Two sailors grabbed me, trying to hold me back. They nearly pulled my arms from their sockets, but the porpoise took us all closer and closer to the edge of the low rail. Father looked up from the martingale and saw what was happening. He reached out, grabbed the taut leader line, and with a jerk using all his strength, managed to slack it for a moment. The porpoise, under the water, changed its course, turning back underneath the keel. That saved my life. The leader line caught in the hawse hole and held until one of the men cut the line free. The porpoise was gone, taking that harpoon with it.
The line was twisted and cut into my hands so deeply that Father had to pull it out. He looked at the raw flesh hanging on the bone, and without wasting words, dashed for the galley. In a minute he was back with a handful of wet salt.
“Hold out your hands.”
I held them out and he spread that wet salt on the deep burns. The pain was so great I thought I couldn’t stand it. I suppose now if that happened to me I would cry or moan or faint, but then I took it like a sailor. I cursed until the air was blue, and cursing that way held back the tears, for I would rather have been drawn and quartered than have let a sailor see me bawl—even though those sailors were seasick, shanghaied landlubbers.

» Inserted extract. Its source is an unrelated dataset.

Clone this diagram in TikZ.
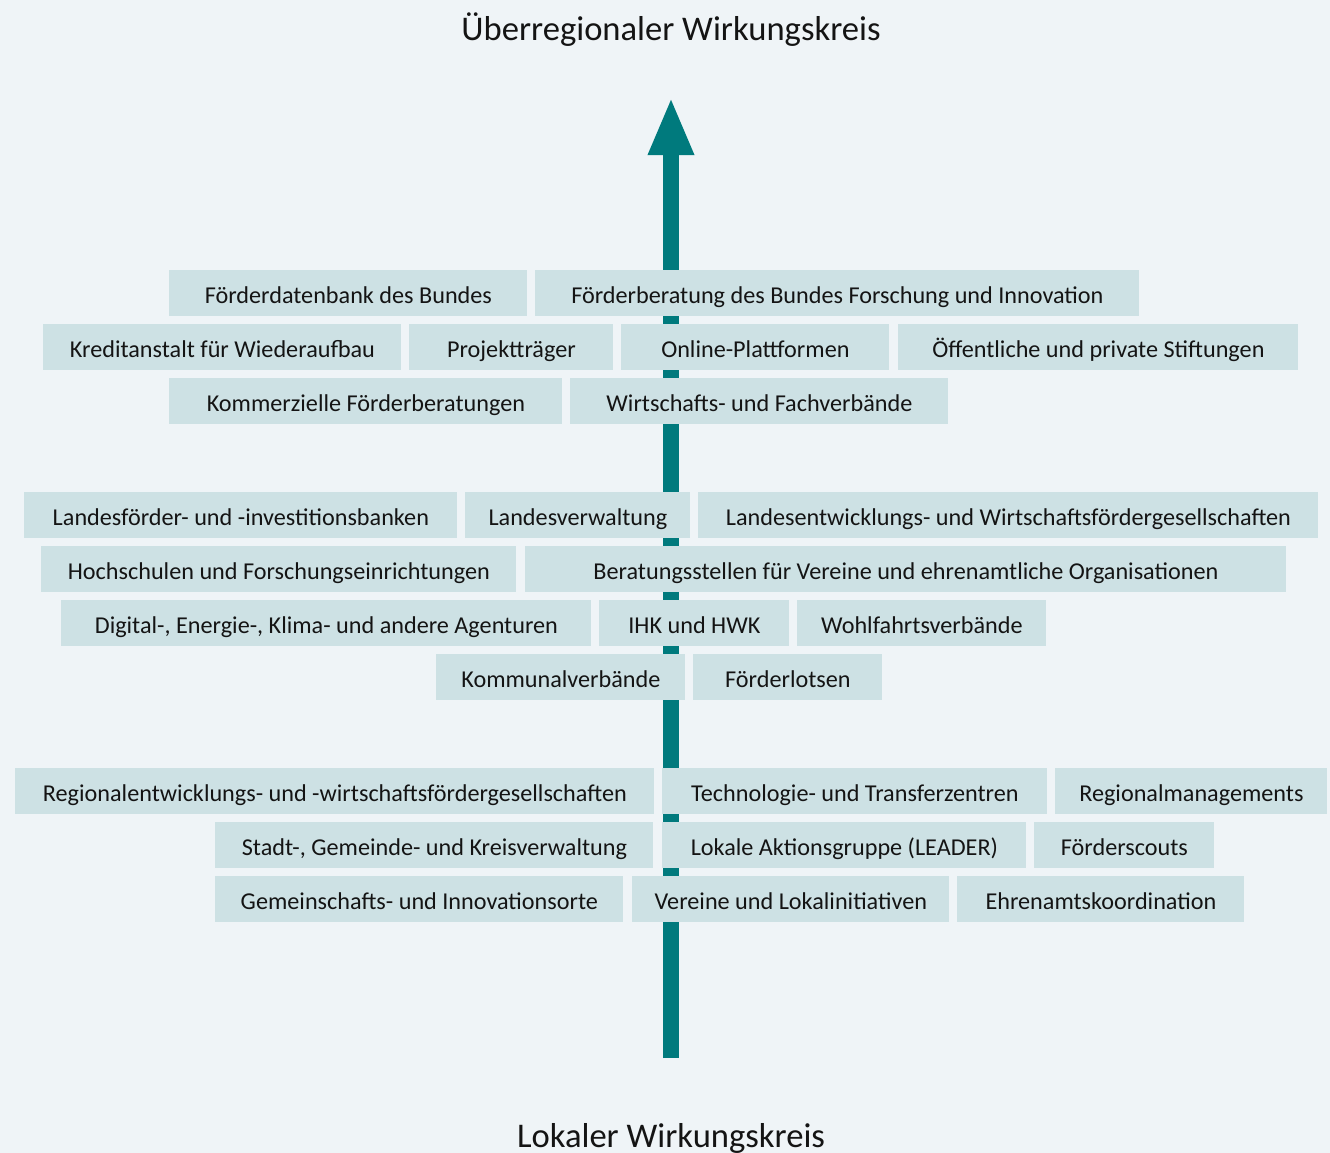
\documentclass[tikz,border=0pt]{standalone}
\usepackage{fontspec}
\setmainfont{Carlito}
\usetikzlibrary{arrows.meta}
\definecolor{hintergrund}{HTML}{EFF4F7}
\definecolor{kastenfarbe}{HTML}{CDE1E4}
\definecolor{petrol}{HTML}{007A7D}
\begin{document}
\begin{tikzpicture}[x=0.5pt,y=-0.5pt,
    kasten/.style={fill=kastenfarbe, anchor=north west, inner sep=0pt,
      minimum height=23pt, text height=10pt, text depth=0pt,
      font=\fontsize{12.1}{14}\selectfont, text=black!92},
    titel/.style={anchor=base, font=\fontsize{17.3}{20}\selectfont, text=black!92}]
  \fill[hintergrund] (0,0) rectangle (1330,1153);
  \useasboundingbox (0,0) rectangle (1330,1153);
  % Pfeil von lokal nach ueberregional
  \coordinate (lokal) at (671,1058);
  \coordinate (ueber) at (671,97);
  \draw[petrol, line width=8pt, -{Triangle[length=29pt,width=21pt]}] (lokal) -- (ueber);
  \node[titel] (ueberregional) at (671,40) {Überregionaler Wirkungskreis};
  \node[titel] (lokalkreis) at (671,1147) {Lokaler Wirkungskreis};
  % Kaesten: Name / links / rechts / oben / Text
  \foreach \nm/\xa/\xb/\ya/\txt in {
      fdb/169/527/270/{Förderdatenbank des Bundes},
      fbfi/535/1139/270/{Förderberatung des Bundes Forschung und Innovation},
      kfw/43/401/324/{Kreditanstalt für Wiederaufbau},
      ptr/409/613/324/{Projektträger},
      olp/621/889/324/{Online-Plattformen},
      stift/898/1298/324/{Öffentliche und private Stiftungen},
      kfb/169/562/378/{Kommerzielle Förderberatungen},
      wfv/570/948/378/{Wirtschafts- und Fachverbände},
      lfib/24/457/492/{Landesförder- und -investitionsbanken},
      lverw/465/690/492/{Landesverwaltung},
      lewg/698/1318/492/{Landesentwicklungs- und Wirtschaftsfördergesellschaften},
      hsfe/41/516/546/{Hochschulen und Forschungseinrichtungen},
      bvo/525/1286/546/{Beratungsstellen für Vereine und ehrenamtliche Organisationen},
      agent/61/591/600/{Digital-, Energie-, Klima- und andere Agenturen},
      ihk/599/789/600/{IHK und HWK},
      wohlf/797/1046/600/{Wohlfahrtsverbände},
      kverb/436/685/654/{Kommunalverbände},
      flot/693/882/654/{Förderlotsen},
      rewg/15/654/768/{Regionalentwicklungs- und -wirtschaftsfördergesellschaften},
      tzentr/662/1047/768/{Technologie- und Transferzentren},
      rmgmt/1055/1327/768/{Regionalmanagements},
      verw/215/653/822/{Stadt-, Gemeinde- und Kreisverwaltung},
      leader/662/1026/822/{Lokale Aktionsgruppe (LEADER)},
      fscout/1034/1214/822/{Förderscouts},
      gio/215/623/876/{Gemeinschafts- und Innovationsorte},
      verein/632/949/876/{Vereine und Lokalinitiativen},
      ehrenamt/957/1244/876/{Ehrenamtskoordination}}
    \node[kasten, minimum width={(\xb-\xa)*0.5pt}] (\nm) at (\xa,\ya) {\txt};
\end{tikzpicture}
\end{document}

The men set about to harpoon another porpoise and got one on deck within an hour. As they hoisted it aboard it opened its long snout and squealed and hollered. Father shot it several times, then chopped its head off with an ax.
The men were like vultures, hovering around for the first taste of its blood to relieve their fevered throats. The Jap cook snatched the ax from Father’s hand and licked the raw blood off it. Then Father hacked off a piece of blubber and meat for each sailor. He gave me a piece of its bloody liver and the tragedy then was not my burned hands, but that I couldn’t hold anything in them to eat. I lay down on the fo’c’s’le head and lapped up the blood, chewing at the liver like a dog.
That fresh blood saved our lives. Five days later we dropped anchor in Papua, a “plague ship” manned by semi-delirious men.
It is such things as this that make me wonder why land folks think being the daughter of a sea captain is so romantic.